Chinese schools were banned and people were discouraged from speaking the language in public.  

Since his downfall in 1998, Indonesia has had the freedom to fully explore the Chinese culture. In Jakarta, an independent Chinese newspaper is available, Chinese songs can be heard through a Chinese radio station and a private television station even airs Chinese news programs.

Chinese, along with other foreign languages like English and Arabic, are offered in many formal schools, from kindergartens to junior high schools.

Chinese language centers are also mushrooming, ready to fulfill the rising demand of the market.
Arlena Surni, who opened a Mandarin language center in Kemang, South Jakarta, in 2006, observed the growing trend of people, not only Indonesians but also expatriates, to study the language.  

Half of her students are of other nationalities, said Arlena, who has more than 30 students in private classes.

Some of her students want to learn Chinese mostly for business purposes while the others do it to satisfy a pure interest in learning the language.

Arlena, now in her 40s, learned Chinese when she was a little girl.

“At that time, learning Chinese was prohibited in school so we had to go to a private teacher’s house to learn it. My sisters and I all hated it, but we had no choice. However, that gave us a strong foundation of the language. Later on, I went to Beijing for study further,” she said.

Another bitter experience was told by Magdalena, 33.

Early in 1990 she learned Chinese in a learning center, which offered English, Chinese and computer courses, in her hometown in Klaten, Central Java.

“But after fewer than 10 visits, the Chinese course was disbanded because the learning center could not get a permit to teach the language,” said Magdalena, who now lives in Hong Kong.  

It happens that her husband was in the country to write his thesis and Magdalena learned Chinese at the Chinese University of Hong Kong so that she could stay close to him.

Learning Chinese required lots of effort, but it was fun as the language was like a “puzzle”, she said.
“It is useful. Not only do I know the language of my ancestors, but in the future, hopefully I can make money as a Chinese-Indonesian translator,” said Magdalena, who is also an English teacher.
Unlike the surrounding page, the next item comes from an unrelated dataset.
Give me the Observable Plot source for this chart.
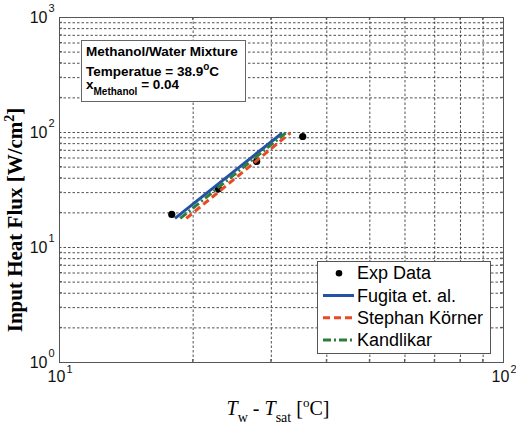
<!DOCTYPE html>
<html>
<head>
<meta charset="utf-8">
<script src="https://cdn.jsdelivr.net/npm/d3@7"></script>
<script src="https://cdn.jsdelivr.net/npm/@observablehq/plot@0.6"></script>
<style>
  body { margin: 0; background: #fff; }
  #chart { width: 516px; height: 432px; }
</style>
</head>
<body>
<div id="chart"></div>
<script>
// Experimental boiling data: wall superheat (°C) vs input heat flux (W/cm²)
const expT = [17.9, 22.8, 27.8, 35.3];
const expQ = [19.4, 32.4, 56.0, 92.3];

// Correlation predictions (end points of each straight log-log line)
const fugitaT = [18.2, 31.7];
const fugitaQ = [17.9, 98.5];
const stephanT = [19.3, 33.1];
const stephanQ = [17.9, 99.0];
const kandlikarT = [18.7, 32.3];
const kandlikarQ = [17.9, 99.0];

// Axis tick values
const xMajor = [10, 100];
const yMajor = [1, 10, 100, 1000];
const xMinor = [20, 30, 40, 50, 60, 70, 80, 90];
const yMinor = [2, 3, 4, 5, 6, 7, 8, 9,
                20, 30, 40, 50, 60, 70, 80, 90,
                200, 300, 400, 500, 600, 700, 800, 900];
const yGridMajor = [10, 100];

const series = [
  {name: "Fugita et. al.", T: fugitaT, Q: fugitaQ, color: "#2352a6", dash: null},
  {name: "Stephan Körner", T: stephanT, Q: stephanQ, color: "#ea4a22", dash: "7,4"},
  {name: "Kandlikar", T: kandlikarT, Q: kandlikarQ, color: "#2f7d3c", dash: "8,3,2,3"}
];

const expData = expT.map((t, i) => ({T: t, Q: expQ[i]}));
const toRows = s => s.T.map((t, i) => ({T: t, Q: s.Q[i]}));

const SANS = "'Liberation Sans', Arial, Helvetica, sans-serif";
const SERIF = "'Liberation Serif', 'Times New Roman', serif";

const gridStyle = {stroke: "#333", strokeWidth: 1, strokeDasharray: "2.5,2", strokeOpacity: 0.85};

const chart = Plot.plot({
  width: 516,
  height: 432,
  marginLeft: 59,
  marginRight: 13,
  marginTop: 17,
  marginBottom: 70,
  x: {type: "log", domain: [10, 100], axis: null},
  y: {type: "log", domain: [1, 1000], axis: null},
  style: {background: "#fff"},
  marks: [
    Plot.ruleY(yMinor.concat(yGridMajor), {y: d => d, ...gridStyle}),
    Plot.ruleX(xMinor, {x: d => d, ...gridStyle}),
    Plot.frame({stroke: "#555", strokeWidth: 1}),
    // y tick labels: base and raised exponent
    Plot.text(yMajor, {y: d => d, frameAnchor: "left", dx: -12, textAnchor: "end",
      text: () => "10", fontSize: 16, fontFamily: SANS, fill: "#111"}),
    Plot.text(yMajor, {y: d => d, frameAnchor: "left", dx: -11, dy: -9, textAnchor: "start",
      text: d => String(Math.round(Math.log10(d))), fontSize: 11, fontFamily: SANS, fill: "#111"}),
    // x tick labels
    Plot.text(xMajor, {x: d => d, frameAnchor: "bottom", dx: -3, dy: 19, textAnchor: "middle",
      text: () => "10", fontSize: 16, fontFamily: SANS, fill: "#111"}),
    Plot.text(xMajor, {x: d => d, frameAnchor: "bottom", dx: 7, dy: 10, textAnchor: "start",
      text: d => String(Math.round(Math.log10(d))), fontSize: 11, fontFamily: SANS, fill: "#111"}),
    // experimental points
    Plot.dot(expData, {x: "T", y: "Q", r: 3.6, fill: "#000", stroke: "none"}),
    // correlation lines
    ...series.map(s => Plot.line(toRows(s), {
      x: "T", y: "Q", stroke: s.color, strokeWidth: 3,
      strokeDasharray: s.dash || undefined, strokeLinecap: "butt"
    }))
  ]
});

document.getElementById("chart").appendChild(chart);

const svg = d3.select(chart);
const xs = chart.scale("x"), ys = chart.scale("y");
const [fx0, fx1] = xs.range, [fy0, fy1] = ys.range; // fy0 = bottom, fy1 = top

// Small inward minor ticks on all four sides of the box
const ticks = svg.append("g").attr("stroke", "#555").attr("stroke-width", 1);
xMinor.forEach(v => {
  const px = xs.apply(v);
  ticks.append("line").attr("x1", px).attr("x2", px).attr("y1", fy0).attr("y2", fy0 - 3);
  ticks.append("line").attr("x1", px).attr("x2", px).attr("y1", fy1).attr("y2", fy1 + 3);
});
yMinor.forEach(v => {
  const py = ys.apply(v);
  ticks.append("line").attr("x1", fx0).attr("x2", fx0 + 3).attr("y1", py).attr("y2", py);
  ticks.append("line").attr("x1", fx1).attr("x2", fx1 - 3).attr("y1", py).attr("y2", py);
});

// Annotation box
const ann = svg.append("g").attr("font-family", SANS).attr("font-weight", "bold")
  .attr("font-size", 13.5).attr("fill", "#000").attr("text-anchor", "start");
ann.append("rect").attr("x", 81.5).attr("y", 40.5).attr("width", 164).attr("height", 61)
  .attr("fill", "#fff").attr("stroke", "#666").attr("stroke-width", 1);
ann.append("text").attr("x", 86).attr("y", 56).text("Methanol/Water Mixture");
const t2 = ann.append("text").attr("x", 86).attr("y", 76);
t2.append("tspan").text("Temperatue = 38.9");
t2.append("tspan").attr("dy", -6).attr("font-size", 10).text("o");
t2.append("tspan").attr("dy", 6).text("C");
const t3 = ann.append("text").attr("x", 86).attr("y", 89);
t3.append("tspan").text("x");
t3.append("tspan").attr("dy", 6).attr("font-size", 10).text("Methanol");
t3.append("tspan").attr("dy", -6).text(" = 0.04");

// Legend
const leg = svg.append("g").attr("font-family", SANS).attr("font-size", 18)
  .attr("fill", "#000").attr("text-anchor", "start");
leg.append("rect").attr("x", 317.5).attr("y", 261.5).attr("width", 173).attr("height", 92)
  .attr("fill", "#fff").attr("stroke", "#555").attr("stroke-width", 1);
const rowY = [273.3, 295.5, 317.7, 339.9];
leg.append("circle").attr("cx", 339).attr("cy", rowY[0]).attr("r", 3.3).attr("fill", "#000");
leg.append("text").attr("x", 357).attr("y", rowY[0] + 6).text("Exp Data");
series.forEach((s, i) => {
  const y = rowY[i + 1];
  leg.append("line").attr("x1", 323).attr("x2", 354).attr("y1", y).attr("y2", y)
    .attr("stroke", s.color).attr("stroke-width", 3)
    .attr("stroke-dasharray", s.dash);
  leg.append("text").attr("x", 357).attr("y", y + 6).text(s.name);
});

// Axis titles
const xl = svg.append("text").attr("x", 278).attr("y", 415).attr("text-anchor", "middle")
  .attr("font-family", SERIF).attr("font-size", 20).attr("fill", "#000");
xl.append("tspan").attr("font-style", "italic").text("T");
xl.append("tspan").attr("dy", 7).attr("font-size", 14).text("w");
xl.append("tspan").attr("dy", -7).text(" - ");
xl.append("tspan").attr("font-style", "italic").text("T");
xl.append("tspan").attr("dy", 7).attr("font-size", 14).text("sat");
xl.append("tspan").attr("dy", -7).text(" [");
xl.append("tspan").attr("dy", -8).attr("font-size", 13).text("o");
xl.append("tspan").attr("dy", 8).text("C]");

const yl = svg.append("text").attr("transform", "translate(22,220) rotate(-90)")
  .attr("text-anchor", "middle").attr("font-family", SERIF).attr("font-weight", "bold")
  .attr("font-size", 21).attr("fill", "#000");
yl.append("tspan").text("Input Heat Flux [W/cm");
yl.append("tspan").attr("dy", -8).attr("font-size", 14).text("2");
yl.append("tspan").attr("dy", 8).text("]");
</script>
</body>
</html>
In fact, the recent amazing growth of China with its emerging economic power as a newly industrialized country has heightened the importance of the language. Learning the language has become a need of people in many businesses.
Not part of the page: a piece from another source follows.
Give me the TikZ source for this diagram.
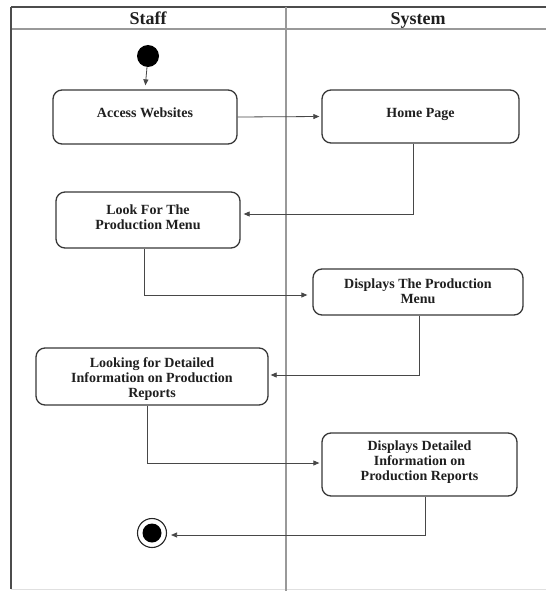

“I think it is highly likely that Chinese will become the second international language after English. Just see the ‘boom’ [in the use of the language], we need to catch up from now,” said Gusnellya Bunardi, 24, a logistics officer in a coal trading company.
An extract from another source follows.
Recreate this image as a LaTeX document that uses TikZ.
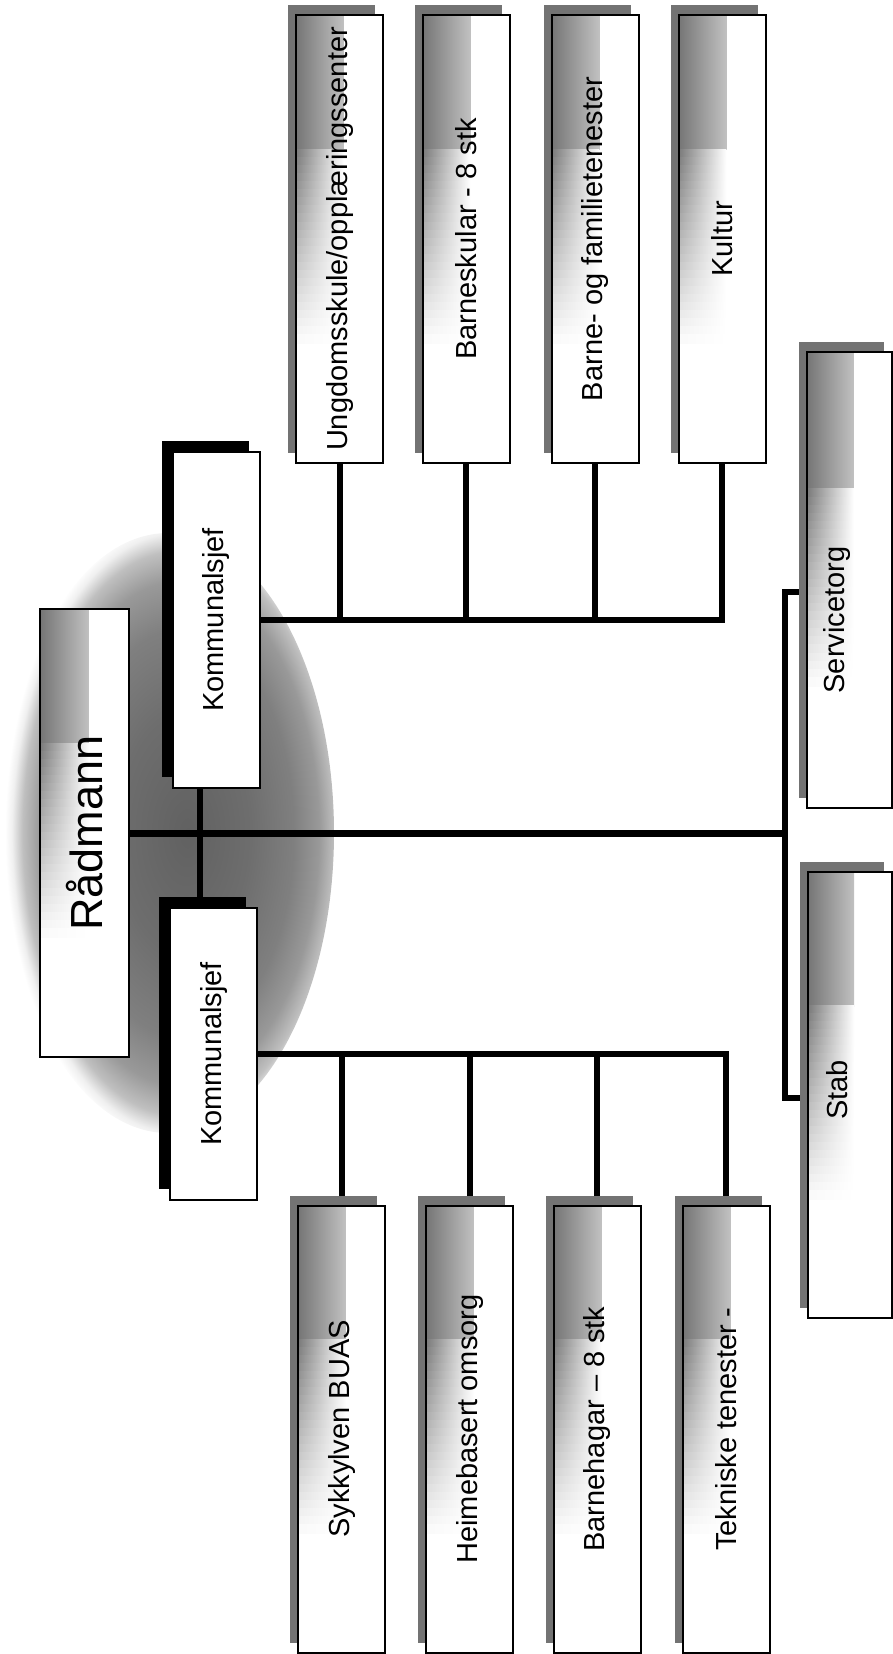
\documentclass[tikz,border=0pt]{standalone}
\usepackage{fontspec}
\usepackage{graphicx}
\setmainfont{Liberation Sans}
\usetikzlibrary{shadows,calc}
\pgfdeclarelayer{bg}
\pgfdeclarelayer{lines}
\pgfsetlayers{bg,lines,main}
\pgfdeclareradialshading{ellshade}{\pgfpoint{3bp}{0bp}}{color(0bp)=(black!62); color(10bp)=(black!57); color(17bp)=(black!50); color(21bp)=(black!40); color(23.5bp)=(black!25); color(25bp)=(black!6); color(26bp)=(white); color(50bp)=(white)}
\begin{document}
\begin{tikzpicture}[x=1pt, y=-1pt, line join=miter,
  inner shade/.style={path picture={
     \foreach \k in {0,...,24}{
       \pgfmathsetmacro\ink{\k==0 ? 54 : 54*(1-\k/25)}
       \pgfmathsetmacro\fa{\k==0 ? 0 : 0.30+0.018*(\k-1)}
       \pgfmathsetmacro\fb{0.30+0.018*\k+0.002}
       \shade[left color=black!\ink, right color=white]
         let \p1=(path picture bounding box.north west), \p2=(path picture bounding box.south east) in
         (\x1,{\y1-\fa*((\y1)-(\y2))}) rectangle ({\x1+0.55*((\x2)-(\x1))},{\y1-\fb*((\y1)-(\y2))});
     }}},
  boxfont/.style={font=\fontsize{29}{34}\selectfont},
  unit/.style={draw=black, line width=2pt, fill=white, inner sep=0pt,
     minimum width=87pt, minimum height=447pt, boxfont, inner shade,
     general shadow={shadow xshift=-8pt, shadow yshift=10pt, fill=black!55}},
  ksbox/.style={draw=black, line width=2pt, fill=white, inner sep=0pt,
     minimum width=87pt, boxfont,
     general shadow={shadow xshift=-11pt, shadow yshift=11pt, fill=black}},
  radbox/.style={draw=black, line width=2.5pt, fill=white, inner sep=0pt,
     minimum width=89pt, minimum height=448pt, inner shade,
     font=\fontsize{45}{52}\selectfont},
  lbl/.style={inner sep=0pt, boxfont},
  conn/.style={line width=6pt},
  mainconn/.style={line width=7pt}
]
\useasboundingbox (0,0) rectangle (893,1654);

\begin{pgfonlayer}{bg}
  \shade[shading=ellshade] (168,833) ellipse [x radius=166pt, y radius=300pt];
\end{pgfonlayer}

% nodes
\node[radbox] (rad) at (84.5,833) {\rotatebox{90}{Rådmann}};
\node[ksbox, minimum height=336pt] (ksA) at (216.5,620) {\rotatebox{90}{Kommunalsjef}};
\node[ksbox, minimum height=292pt] (ksB) at (213.5,1054) {\rotatebox{90}{Kommunalsjef}};

\node[unit] (ung)  at (339.5,239) {\rotatebox{90}{Ungdomsskule/opplæringssenter}};
\node[unit] (bsk)  at (466,239)   {\rotatebox{90}{Barneskular - 8 stk}};
\node[unit] (bfam) at (595,239)   {\rotatebox{90}{Barne- og familietenester}};
\node[unit] (kul)  at (722,239)   {\rotatebox{90}{Kultur}};

\node[unit] (syk)  at (341.5,1429) {\rotatebox{90}{Sykkylven BUAS}};
\node[unit] (heim) at (469.5,1429) {\rotatebox{90}{Heimebasert omsorg}};
\node[unit] (bhag) at (597,1429)   {\rotatebox{90}{Barnehagar – 8 stk}};
\node[unit] (tek)  at (726,1429)   {\rotatebox{90}{Tekniske tenester -}};

\node[unit, minimum width=85pt, minimum height=456pt] (serv) at (849.5,580) {};
\node[lbl] (servT) at (837,620) {\rotatebox{90}{Servicetorg}};
\node[unit, minimum width=84pt, minimum height=446pt] (stab) at (850,1095) {};
\node[lbl] (stabT) at (837,1090) {\rotatebox{90}{Stab}};

\coordinate (brk) at (785,833);

% connectors
\begin{pgfonlayer}{lines}
  \draw[mainconn] (rad.east) -- (brk);
  \draw[conn] ([yshift=-12pt]serv.west) -| (brk) |- ([yshift=-3pt]stab.west);
  \draw[conn] ([xshift=-17pt]ksA.south) -- ([xshift=-17pt]ksA.south |- ksB.north);
  \draw[conn] (ksA.east) -| (kul.south);
  \foreach \n in {ung,bsk,bfam} \draw[conn] (\n.south) -- (\n.south |- ksA.east);
  \draw[conn] (ksB.east) -| (tek.north);
  \foreach \n in {syk,heim,bhag} \draw[conn] (\n.north) -- (\n.north |- ksB.east);
\end{pgfonlayer}
\end{tikzpicture}
\end{document}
She has been learning Chinese for quite some time and is now at the intermediate level, enabling her to speak the language to Chinese customers. Her skill in Chinese is an additional value to her as she is the only one in the office who speaks the language.

“In addition, it will be a great advantage if I travel to Mandarin-speaking countries,” said Gusnellya, who loves traveling.

Like Gusnellya and Magdalena, Adhi Ariebowo, also 24, learns Chinese because he believes that his skill in the language will bring him a lot of advantages related to his job as a freelance translator and teacher.

However, he underlines that his first motivation is to satisfy his thirst for foreign languages.

Adhi, who speaks English and French, began learning Chinese near his boarding house in Depok, south of Jakarta, only two and a half months ago.  

 “I really love Mandarin because the logic of the grammar is quite similar to Indonesian [Is it accurate or not? I am still new in this area] and therefore I find it relatively easy,” he said.

Adhi claims that he is a person who loves “strange characters” and is glad to know that hanzi (Chinese characters) offers it.

“I am very happy when I can find out the meaning of a word in that character because hanzi, and also kanji, is formed upon basic ideas, which would produce a new idea upon their combination,” he said.

“Besides, I am also interested in understanding how the character is formed. Working on it is like working on a puzzle … this one is a thousands years old puzzle,” he said.